Each day, while sitting next to one of his patients, Can played the ney and tried to see whether it had any effect on the patient’s heart rhythm and blood pressure. After a series of experiments, he proved that Sufi music had positive effects on each patient’s health condition.
“We got negative results only for one patient,” said Can, noting that the patient was suffering from post-surgery depression at the time.
This led Can to undertake further research, where he found that some parts of certain musical genres have negative effects on the individual.
“Some parts are not suitable for patients who suffer from depression,” he said. He later decided to ask his patients which musical genre they prefer.
Can had received a number of medals by Bulgarian authorities before the forced migration took place. He also hold a dozen of honorary diplomas, his name is on patented projects and he is the author of some 60 scientific articles so far.
A cardiovascular specialist playing the ney
Can is a graduate of the Medical University of Varna in Bulgaria. “I was not able to use my real name. The name that the Bulgarian state gave me was Emil Sariyef. And I just had to work two times harder than those genuine Bulgarians in order to be successful,” said Can. H managed to accomplish the impossible in the field of medicine and graduated with a perfect score of 100/100.
“This was a kind of response to the discrimination imposed by the Bulgarian state,” he said.
In 1989, when he was a PhD student, Can was subjected to forced migration from Bulgaria to Turkey. “Half of the members of my family were left behind. Moreover, I learned at the last moment that my mother had cancer,” he said.
But Can also encountered problems upon his arrival in Turkey. “I was penniless. I had to start my life from the beginning. Furthermore, there was a huge cultural gap between me and the new social environment I was surrounded by,” he said, noting that at that point he began using music as a remedy for himself.
This is not surprising as Can was born into a musician family and has always been drawn to music ever since his early childhood years during which he learned to play many musical instruments.
The Florance Nightingale Hospital in Istanbul was the first institution in Turkey where Can began to practice medicine.
He then continued his career at the cardiac surgery intensive care unit of Memorial Hospital. This was where he performed his initial music therapies with the ney.
“Once I played the ney for an unconscious patient of mine. When he regained consciousness I asked him how he felt and he told me he had found himself listening to peaceful music in heaven,” said Can.

Music therapy an Eastern tradition
Can said music has always been a significant part of rituals and ceremonies at special instances like births and deaths throughout history, since the early Pagan times.

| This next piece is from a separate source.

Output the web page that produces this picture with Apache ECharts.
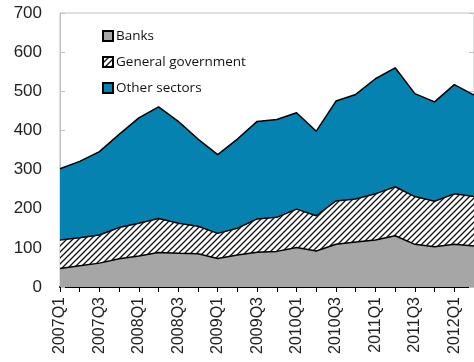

For him, its positive effects on the human soul cannot be denied.
He said he borrowed the music therapy method from the Orient. “In the Medieval times, while some patients used to be burned in the West because they used to be perceived as souls possessed by evil, experts in the East were treating their patients with music and water therapies,” he said.
Specifically, the sound produced by the ney and the kemençe (the Eastern equivalent of the fiddle) is the closest to the human voice and therefore gives the human soul a feeling of peace and serenity, he added.
Not so long ago, Can himself underwent heart bypass surgery. As he was preparing for the operation, he wanted to hear the sound of the ney. “My blood pressure had jumped to 160 for I was quite nervous before I listened to the ney sound. But after I listened to it, I took my blood pressure again and it was 130,” he said, referring to his personal experience of ney therapy.
A mere hours after he awoke, Can began playing the ney as though he had just taken some painkillers.